— Objective —
Take each line that has the word "this" and return it.

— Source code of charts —
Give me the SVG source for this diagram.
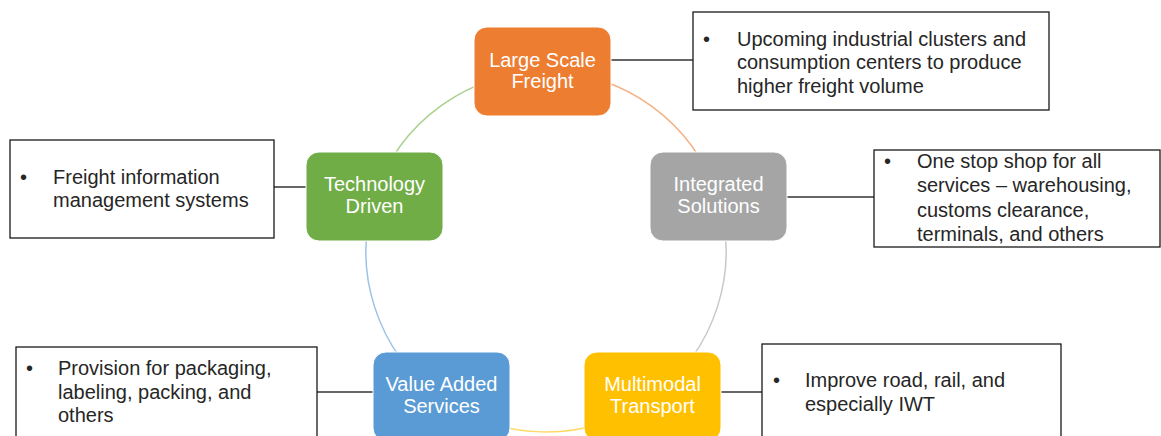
<svg xmlns="http://www.w3.org/2000/svg" width="1161" height="436" viewBox="0 0 1161 436">
  <style>
    .node-label { font-family: "Liberation Sans", Arial, sans-serif; font-size: 20px; fill: #ffffff; text-anchor: middle; }
    .note { fill: #ffffff; stroke: #1a1a1a; stroke-width: 1.3; }
    .note-text { font-family: "Liberation Sans", Arial, sans-serif; font-size: 20px; fill: #262626; }
    .link { stroke: #333333; stroke-width: 1.5; fill: none; }
    .ring { fill: none; stroke-width: 1.5; }
    .node rect { stroke: #ffffff; stroke-width: 1; }
  </style>
  <rect width="1161" height="436" fill="#ffffff"/>

  <!-- ring segments between the five stages -->
  <g id="connectors">
    <path class="ring" stroke="#F4B183" d="M 546 72 A 180 180 0 0 1 717.2 196.4"/>
    <path class="ring" stroke="#C9C9C9" d="M 717.2 196.4 A 180 180 0 0 1 651.8 397.6"/>
    <path class="ring" stroke="#FFD966" d="M 651.8 397.6 A 180 180 0 0 1 440.2 397.6"/>
    <path class="ring" stroke="#9DC3E6" d="M 440.2 397.6 A 180 180 0 0 1 374.8 196.4"/>
    <path class="ring" stroke="#A9D18E" d="M 374.8 196.4 A 180 180 0 0 1 546 72"/>

    <!-- leader lines from stages to their notes -->
    <line class="link" x1="611" y1="60" x2="693" y2="60"/>
    <line class="link" x1="787" y1="197" x2="874" y2="197"/>
    <line class="link" x1="306" y1="187" x2="274" y2="187"/>
    <line class="link" x1="373" y1="392" x2="317" y2="392"/>
    <line class="link" x1="721" y1="392" x2="762" y2="392"/>
  </g>

  <g id="node-large-scale-freight" class="node">
    <rect x="474" y="27" width="137" height="89" rx="13" fill="#ED7D31"/>
    <text class="node-label" x="542.5" y="67">Large Scale</text>
    <text class="node-label" x="542.5" y="88">Freight</text>
  </g>
  <g id="node-integrated-solutions" class="node">
    <rect x="650" y="152" width="137" height="89" rx="13" fill="#A5A5A5"/>
    <text class="node-label" x="718.5" y="191">Integrated</text>
    <text class="node-label" x="718.5" y="213">Solutions</text>
  </g>
  <g id="node-multimodal-transport" class="node">
    <rect x="584" y="352" width="137" height="89" rx="13" fill="#FFC000"/>
    <text class="node-label" x="652.5" y="391">Multimodal</text>
    <text class="node-label" x="652.5" y="413">Transport</text>
  </g>
  <g id="node-value-added-services" class="node">
    <rect x="373" y="352" width="137" height="89" rx="13" fill="#5B9BD5"/>
    <text class="node-label" x="441.5" y="391">Value Added</text>
    <text class="node-label" x="441.5" y="413">Services</text>
  </g>
  <g id="node-technology-driven" class="node">
    <rect x="306" y="152" width="137" height="89" rx="13" fill="#70AD47"/>
    <text class="node-label" x="374.5" y="191">Technology</text>
    <text class="node-label" x="374.5" y="213">Driven</text>
  </g>

  <g id="note-large-scale-freight">
    <rect class="note" x="693" y="12" width="356" height="98"/>
    <text class="note-text" x="703" y="46">•</text>
    <text class="note-text" x="737" y="46">Upcoming industrial clusters and</text>
    <text class="note-text" x="737" y="69">consumption centers to produce</text>
    <text class="note-text" x="737" y="93">higher freight volume</text>
  </g>
  <g id="note-integrated-solutions">
    <rect class="note" x="874" y="150" width="286" height="97"/>
    <text class="note-text" x="884" y="168">•</text>
    <text class="note-text" x="917" y="168">One stop shop for all</text>
    <text class="note-text" x="917" y="192">services – warehousing,</text>
    <text class="note-text" x="917" y="217">customs clearance,</text>
    <text class="note-text" x="917" y="241">terminals, and others</text>
  </g>
  <g id="note-technology-driven">
    <rect class="note" x="10" y="140" width="264" height="98"/>
    <text class="note-text" x="20" y="184">•</text>
    <text class="note-text" x="53" y="184">Freight information</text>
    <text class="note-text" x="53" y="207">management systems</text>
  </g>
  <g id="note-value-added-services">
    <rect class="note" x="16" y="347" width="301" height="100"/>
    <text class="note-text" x="26" y="375">•</text>
    <text class="note-text" x="58" y="375">Provision for packaging,</text>
    <text class="note-text" x="58" y="399">labeling, packing, and</text>
    <text class="note-text" x="58" y="422">others</text>
  </g>
  <g id="note-multimodal-transport">
    <rect class="note" x="762" y="344" width="299" height="103"/>
    <text class="note-text" x="773" y="387">•</text>
    <text class="note-text" x="805" y="387">Improve road, rail, and</text>
    <text class="note-text" x="805" y="411">especially IWT</text>
  </g>
</svg>
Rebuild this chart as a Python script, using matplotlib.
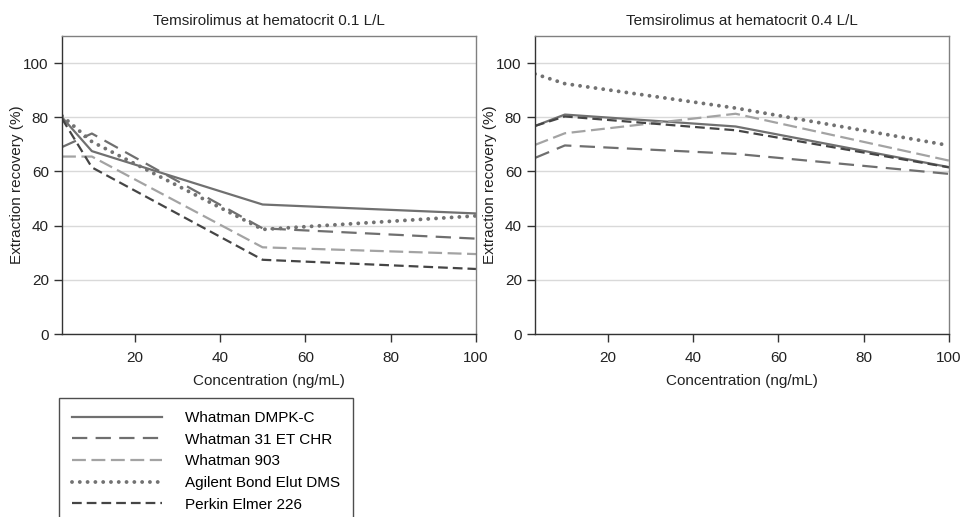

— Response to the exercise —
Give me the SVG source for this diagram.
Rebuild this chart as a Python script, using matplotlib.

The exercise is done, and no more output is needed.